Still questing for 6,000, Hample is restless, clambering over seats in pursuit of more advantageous angles. His glove shields a Nationals roster, so the players will not realize he cheats on their names. Hample usually cheats. Just another tip.

“It’s almost like, who do I want a ball from?” he said.

Washington reliever Brad Lidge becomes the target, unaware he will soon get played by a champ. Between throws, Hample asks Lidge for the ball once he finishes tossing. “We’ll see,” Lidge responds.

“I think he was ready to give that answer to anyone,” Hample said. “But he turns around, he sees me in Nationals gear . . . I’ll get it.”

Lidge remembered. The ball fluttered into the stands, resting in Hample’s weathered Mizuno mitt. He high-fived friends, snapped a picture, and went back to work.

Three minutes later, Hample caught No. 6,001.

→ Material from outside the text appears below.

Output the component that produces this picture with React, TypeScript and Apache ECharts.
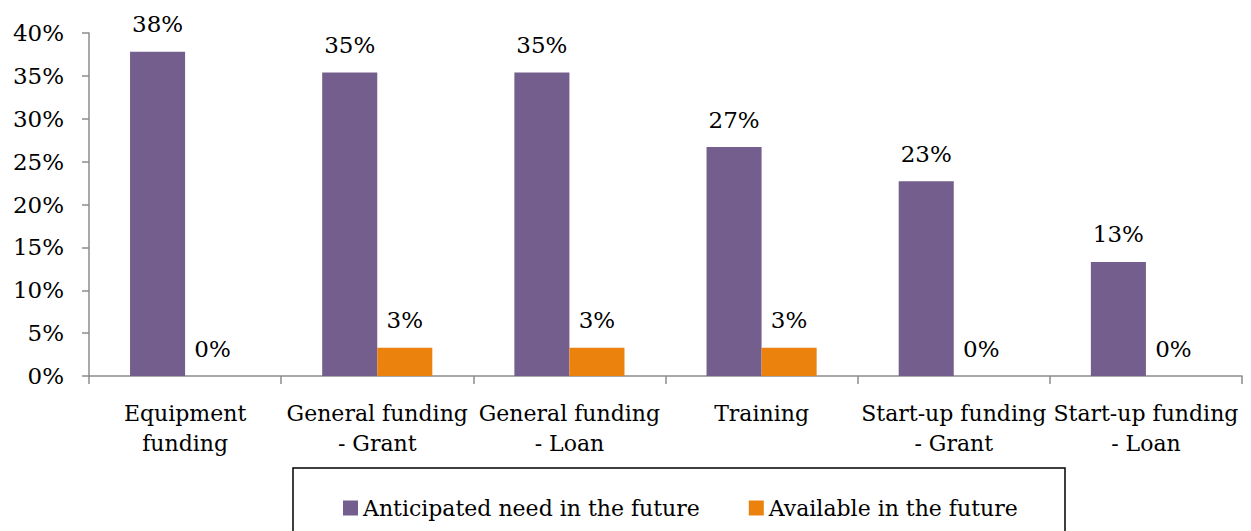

He asked Chien Ming-Wang in Taiwanese.

***

Speaking different MLB languages to get a baseball

Want to ask for a baseball in the native tongues of your favorite players? Here are some phonetic pronounciations:

SPANISH: DAH-may la BOH-la por fah-VOR?

JAPANESE: CHOH toh boh-OH-roo oh NAH-geh-teh koo dah SIGH

ALBANIAN: Teh-LOO-tem mah yep TOH-pin

ENGLISH: May I please have that baseball?

Four of Zack Hample’s tips for ballhawking at Fenway:

■ 1. Red Sox Nation membership ($14.95) allows entry 2½ hours early for the start of Red Sox batting practice. Fenway is one of the only parks that allows such an early entry. The more time you can have in the park, the better.

■ 2. The best place for catching home runs is in center field, just to the right of the Green Monster. There is a cross-aisle in the front that allows easy access throughout the section.

■ 3. Try standing outside the stadium on the parking garage roof across Lansdowne Street during BP. “Any stadium where you can catch balls and not even be in the stadium, that’s huge,” Hample says.

■ 4. The protective screen that covers the seats behind home plate has a gap where it meets the second deck facade. Foul balls often roll up the net, pop through the space and drop down. “If you can find that spot, it’s almost like a guaranteed foul ball,” Hample says.